Qu'importe, il reste encore 164 autres activités. Nous terminons notre bière et filons vers le nord, par la place Jacques-Cartier, direction l'hôtel de ville, pour la soirée «Swinguez vot'compagnie». Encore une file d'attente pour la glissade qui dévale la côte jusque dans la rue de la Commune. Arrivés à l'hôtel de ville, la file, une autre. Mais pas longue, celle-là; on entre rapidement dans le hall... pour faire la queue une seconde fois.

Finalement, peut-être que l'idée de planifier un parcours avant d'arriver n'aurait pas dû être écartée trop rapidement... On ouvre le programme des activités: la galerie DHC/ART propose Replay, l'exposition de l'artiste visuel/musicien/platiniste new-yorkais Christian Marclay. Ce n'est qu'à quelques coins de rue, et ça promet d'être moins couru que la sphère-discothèque.

De plus, sur la route, l'Histoire de Montréal avec un grand H nous rattrape. Petite leçon d'archéologie urbaine rue Saint-Jacques, partiellement fermée pour cause de bris de conduite: l'asphalte éventré laisse voir de fascinants artéfacts: des canalisations vieilles d'au moins 100 ans traînant à côté d'un bélier mécanique. Plus besoin d'aller au musée Pointe-à-Callière!

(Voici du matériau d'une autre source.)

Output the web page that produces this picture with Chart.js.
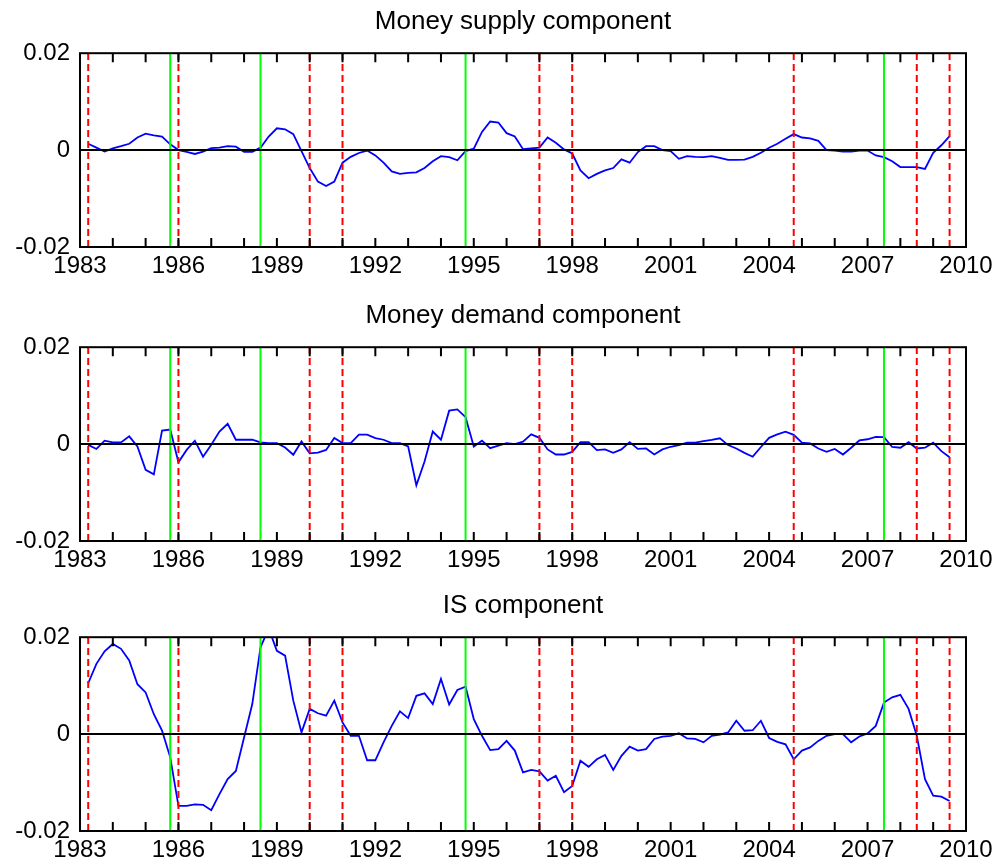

L'expo Replay de Marclay, comme les autres installations et oeuvres d'art exposées au Palais des congrès (une sélection regroupée dans la catégorie Art souterrain), donne à la Nuit blanche toute sa raison d'être. Il faut parfois des situations hors de l'ordinaire pour, justement, nous amener à découvrir de nouveaux talents et explorer de nouveaux recoins de notre ville. Là, personne pour nous pousser dans le dos. À l'abri du froid, on a tout le temps voulu pour profiter des oeuvres présentées.

Ensuite, direction centre-ville. Chacun a sa préférence: les films gore de Fantasia, la bamboula alterno au Métropolis, Gatineau et SoCalled au Piano Nobile de la salle Wilfrid-Pelletier... Moi, je voulais au moins voir les graffitis éphémères du collectif NeoGrafik. Ça a fait patate: le froid a figé les bidules des graffiteurs, qui ont tout tenté pour réanimer leur expérience artistique. Au moins, l'ambiance était électrique sur l'esplanade de la Place des Arts.

Il était près de 2 h du matin, le centre-ville était encore bondé, fébrile, aussi - nous avons raté de peu une brève intervention policière rue Sainte-Catherine, pour une peccadille, nous ont relaté des témoins. La sécurité était omniprésente dans le secteur, où l'ambiance était encore bon enfant, bien que légèrement éthylique. Pourtant, dans le bourdonnant hall des pas perdus de la Place des Arts, des techniciens s'affairaient à démonter l'espace qu'occupaient les danseurs de la troupe Les Imprudanses. Ici, visiblement, la Nuit blanche se terminait. Dommage, les lieux auraient dû être vivants jusqu'au lever du soleil.

Cap ensuite vers le Métropolis, où une ribambelle de groupes se produisaient gratuitement, à l'invitation de Bande à Part/Radio-Canada. Juste eu le temps d'attraper la fin de la performance de numéro# (et d'entendre un extrait de son prochain album) pour ensuite chasser la fatigue avec Ghislain Poirier qui, du haut de la scène, menaçait quiconque aurait eu l'intention de quitter les lieux avant 5 h du matin.

Ce que nous avons néanmoins dû faire pour assister aux courts, moyens et longs métrages programmés par le festival Fantasia, au Théâtre Maisonneuve. Du sang sur l'écran! Des monstres, des noctambules terrorisés! Et pour nous permettre de tenir jusqu'à la fermeture des portes, une captivante sélection de courts métrages d'animation.

En sortant de la Place des Arts, un trajet dans le métro, bondé lui aussi de Montréalais fanés par la nuit passée à galoper d'une activité à l'autre. Il est 5 h, moment paradoxal où certains vont au lit alors que d'autres commencent leur journée. Une belle Nuit blanche passée à souhaiter que l'expérience puisse être organisée plus d'une fois par année.